Employee recognition programs acknowledge and reward valuable contributions, motivating employees and reinforcing behaviors that drive business success.
Primary Implication
Just as dividend payouts to investors are based on the level of profit earned, not out of anticipated but not yet earned profit, the same must be true for your employee incentive program.
Any recognition or rewards given to employees must be for an earned achievement. The minute your attempts to incentivize employees to go above and beyond become an entitlement to your employees, you have a problem.
Just as no investor earns a return until there are profits, your employees shouldn’t be rewarded until you exceed your planned profitability goals.
Overview
At its core, employee recognition is the timely acknowledgment and expression of appreciation for an employee’s contribution to the business’s success. It could be a sincere thank you for a job well done, a special shout-out during an all-hands meeting, or even an incentive for meeting a performance goal.
An employee recognition and rewards program aims to reinforce particular behaviors, practices, or activities that result in superior performance that exceeds your planned business results. You never want your incentive program to be viewed as a “benevolent” gift from management to employees. If it is to be of value to all involved, it must be an earned achievement. One that rewards for performance as measured by those elements under the control of the participants.
Another critical incentive program design condition is that it be perceived as fair by all parties involved. You know you have a winning incentive program when you see the desired behavior you want to exist taking place independent of management.
The chief reason for providing your employees with an incentive program is to increase the quantity or quality of performance of employees for the benefit of the company. An incentive plan designed to be mutually beneficial to both employer and employee is a useful tool in realizing your BusinessCPR™ Management System Step 2—Plan for Profit goals.
Below are five steps to designing an incentive program that produces superior results:
Step One: set the measures that confirm the desired behavior is being met or exceeded.
Step Two: establish the type of reward that reinforces the desired behavior.

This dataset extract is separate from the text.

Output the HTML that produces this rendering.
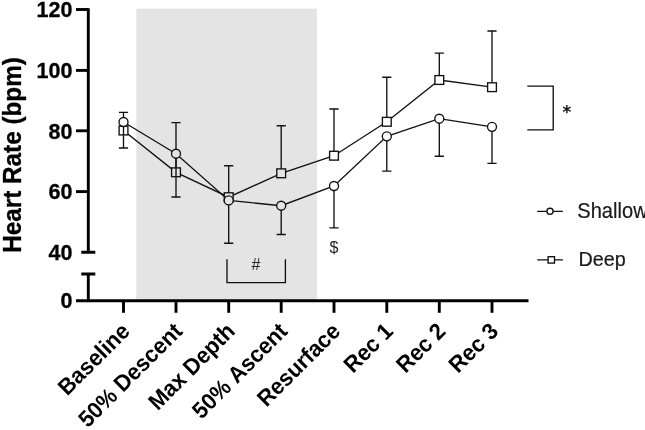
<!DOCTYPE html>
<html><head><meta charset="utf-8"><title>Heart Rate</title>
<style>html,body{margin:0;padding:0;background:#fff}svg{display:block}text{font-family:"Liberation Sans",sans-serif;font-kerning:none}</style></head><body>
<svg width="645" height="430" viewBox="0 0 645 430">
<rect width="645" height="430" fill="#fff"/>
<rect x="136.3" y="8.6" width="180.6" height="291.4" fill="#e4e4e4"/>
<g fill="none" stroke="#111" stroke-width="1.35">
<polyline points="123.5,130.5 176,172.3 228.7,197.2 281.2,173.3 334,155.7 386.8,121.8 439.3,80 492,87.2"/>
<path d="M123.5 130.5V112.3M118.9 112.3H128.1"/>
<path d="M176 172.3V122.6M171.4 122.6H180.6"/>
<path d="M228.7 197.2V165.7M224.1 165.7H233.3"/>
<path d="M281.2 173.3V125.7M276.6 125.7H285.8"/>
<path d="M334 155.7V109M329.4 109H338.6"/>
<path d="M386.8 121.8V77.2M382.2 77.2H391.4"/>
<path d="M439.3 80V53.1M434.7 53.1H443.9"/>
<path d="M492 87.2V31M487.4 31H496.6"/>
</g>
<rect x="119.1" y="126.1" width="8.8" height="8.8" fill="#fff" stroke="#111" stroke-width="1.35"/>
<rect x="171.6" y="167.9" width="8.8" height="8.8" fill="#e4e4e4" stroke="#111" stroke-width="1.35"/>
<rect x="224.3" y="192.8" width="8.8" height="8.8" fill="#e4e4e4" stroke="#111" stroke-width="1.35"/>
<rect x="276.8" y="168.9" width="8.8" height="8.8" fill="#e4e4e4" stroke="#111" stroke-width="1.35"/>
<rect x="329.6" y="151.3" width="8.8" height="8.8" fill="#fff" stroke="#111" stroke-width="1.35"/>
<rect x="382.4" y="117.4" width="8.8" height="8.8" fill="#fff" stroke="#111" stroke-width="1.35"/>
<rect x="434.9" y="75.6" width="8.8" height="8.8" fill="#fff" stroke="#111" stroke-width="1.35"/>
<rect x="487.6" y="82.8" width="8.8" height="8.8" fill="#fff" stroke="#111" stroke-width="1.35"/>
<g fill="none" stroke="#111" stroke-width="1.35">
<polyline points="123.5,122 176,153.7 228.7,200.4 281.2,205.7 334,186 386.8,136.3 439.3,118.7 492,126.8"/>
<path d="M123.5 122V148M118.9 148H128.1"/>
<path d="M176 153.7V197M171.4 197H180.6"/>
<path d="M228.7 200.4V243.2M224.1 243.2H233.3"/>
<path d="M281.2 205.7V234.5M276.6 234.5H285.8"/>
<path d="M334 186V227.8M329.4 227.8H338.6"/>
<path d="M386.8 136.3V171.1M382.2 171.1H391.4"/>
<path d="M439.3 118.7V156.2M434.7 156.2H443.9"/>
<path d="M492 126.8V163.4M487.4 163.4H496.6"/>
</g>
<circle cx="123.5" cy="122" r="4.5" fill="#fff" stroke="#111" stroke-width="1.35"/>
<circle cx="176" cy="153.7" r="4.5" fill="#e4e4e4" stroke="#111" stroke-width="1.35"/>
<circle cx="228.7" cy="200.4" r="4.5" fill="#e4e4e4" stroke="#111" stroke-width="1.35"/>
<circle cx="281.2" cy="205.7" r="4.5" fill="#e4e4e4" stroke="#111" stroke-width="1.35"/>
<circle cx="334" cy="186" r="4.5" fill="#fff" stroke="#111" stroke-width="1.35"/>
<circle cx="386.8" cy="136.3" r="4.5" fill="#fff" stroke="#111" stroke-width="1.35"/>
<circle cx="439.3" cy="118.7" r="4.5" fill="#fff" stroke="#111" stroke-width="1.35"/>
<circle cx="492" cy="126.8" r="4.5" fill="#fff" stroke="#111" stroke-width="1.35"/>
<path d="M527.3 86.1H553.2V129.9H527.3" fill="none" stroke="#111" stroke-width="1.35"/>
<path d="M227 259.3V282.6H285.4V259.3" fill="none" stroke="#111" stroke-width="1.35"/>
<text x="256" y="269.5" font-size="16" text-anchor="middle" fill="#222">#</text>
<text x="334" y="252.5" font-size="16" text-anchor="middle" fill="#222">$</text>
<text transform="translate(566.8 118.1) scale(1 1.1)" font-size="16.8" font-weight="bold" text-anchor="middle" fill="#111" style="font-family:'DejaVu Sans',sans-serif">*</text>
<g fill="none" stroke="#000" stroke-width="2.9">
<path d="M88.3 8.2V252.2M88.3 274V302"/>
<path d="M76 300.7H528.5"/>
<path d="M76 9.5H88.3"/>
<path d="M76 70.4H88.3"/>
<path d="M76 130.8H88.3"/>
<path d="M76 191.6H88.3"/>
<path d="M81.3 252.2H95.3M81.3 274H95.3"/>
<path d="M123.5 300.7V312.8"/>
<path d="M176 300.7V312.8"/>
<path d="M228.7 300.7V312.8"/>
<path d="M281.2 300.7V312.8"/>
<path d="M334 300.7V312.8"/>
<path d="M386.8 300.7V312.8"/>
<path d="M439.3 300.7V312.8"/>
<path d="M492 300.7V312.8"/>
</g>
<text transform="translate(72.4 17.2) scale(1 1.04)" font-size="21.5" stroke="#000" stroke-width="0.3" font-weight="bold" text-anchor="end" fill="#000">120</text>
<text transform="translate(72.4 78.1) scale(1 1.04)" font-size="21.5" stroke="#000" stroke-width="0.3" font-weight="bold" text-anchor="end" fill="#000">100</text>
<text transform="translate(72.4 138.5) scale(1 1.04)" font-size="21.5" stroke="#000" stroke-width="0.3" font-weight="bold" text-anchor="end" fill="#000">80</text>
<text transform="translate(72.4 199.3) scale(1 1.04)" font-size="21.5" stroke="#000" stroke-width="0.3" font-weight="bold" text-anchor="end" fill="#000">60</text>
<text transform="translate(72.4 259.9) scale(1 1.04)" font-size="21.5" stroke="#000" stroke-width="0.3" font-weight="bold" text-anchor="end" fill="#000">40</text>
<text transform="translate(72.4 308.4) scale(1 1.04)" font-size="21.5" stroke="#000" stroke-width="0.3" font-weight="bold" text-anchor="end" fill="#000">0</text>
<text transform="translate(21.0 155) rotate(-90) scale(1 1.04)" font-size="24.3" stroke="#000" stroke-width="0.3" font-weight="bold" text-anchor="middle" fill="#000">Heart Rate (bpm)</text>
<text transform="translate(131.1 332.6) rotate(-45) scale(1 1.04)" font-size="22.0" font-weight="bold" text-anchor="end" fill="#000">Baseline</text>
<text transform="translate(183.6 332.6) rotate(-45) scale(1 1.04)" font-size="22.0" font-weight="bold" text-anchor="end" fill="#000">50% Descent</text>
<text transform="translate(236.3 332.6) rotate(-45) scale(1 1.04)" font-size="22.0" font-weight="bold" text-anchor="end" fill="#000">Max Depth</text>
<text transform="translate(288.8 332.6) rotate(-45) scale(1 1.04)" font-size="22.0" font-weight="bold" text-anchor="end" fill="#000">50% Ascent</text>
<text transform="translate(341.6 332.6) rotate(-45) scale(1 1.04)" font-size="22.0" font-weight="bold" text-anchor="end" fill="#000">Resurface</text>
<text transform="translate(394.4 332.6) rotate(-45) scale(1 1.04)" font-size="22.0" font-weight="bold" text-anchor="end" fill="#000">Rec 1</text>
<text transform="translate(446.9 332.6) rotate(-45) scale(1 1.04)" font-size="22.0" font-weight="bold" text-anchor="end" fill="#000">Rec 2</text>
<text transform="translate(499.6 332.6) rotate(-45) scale(1 1.04)" font-size="22.0" font-weight="bold" text-anchor="end" fill="#000">Rec 3</text>
<path d="M537.2 211.3H562.9M537.2 259.9H562.9" fill="none" stroke="#111" stroke-width="1.35"/>
<circle cx="550" cy="211.3" r="3.1" fill="#fff" stroke="#111" stroke-width="1.35"/>
<rect x="548.1" y="256.7" width="6.4" height="6.4" fill="#fff" stroke="#111" stroke-width="1.35"/>
<text transform="translate(577.3 217.7) scale(1 1.06)" font-size="20.1" fill="#1a1a1a" stroke="#1a1a1a" stroke-width="0.2">Shallow</text>
<text transform="translate(578.4 265.7) scale(1 1.04)" font-size="19.8" fill="#1a1a1a" stroke="#1a1a1a" stroke-width="0.2">Deep</text>
</svg></body></html>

Step Three: design the incentive program to criteria that are well defined for measurement.
Step Four: determine incentive pool funding from excess profit and any pool funding deduction penalties.
Step Five: determine incentive program frequency, eligibility requirements, and payout timing.
The most common types of rewards are the following:
- Bonus, Salary Increases, Cash Payouts
- Plaques, Trophies, Certificates
- Flowers, Dinner Out
- Extra Privileges
- Time Off with Pay
- Profit Sharing Participation, 401k Match Contributions
- Use of Company Facilities or Resources, i.e., the Company Cabin and Boat
- Points towards incentive programs involving paid trips or merchandise purchases
Your employee incentive program utilizes excess profits based on your company’s B-CPR Step 2 Profit Plan, weighted distributions (e.g., supervisors are allocated a higher potential distribution than their subordinates), and employee performance evaluations. This is how you reward those employees who contribute the most effort that resulted in excess profits to be shared through your incentive program.
Since all incentive payouts are based on gross profit above budgeted profit, all payouts are geared to promote teamwork for all employees included in the plan. Accordingly, the higher-rated employees will tend to motivate those employees who perform at lower levels because substandard performance costs the better performer’s money.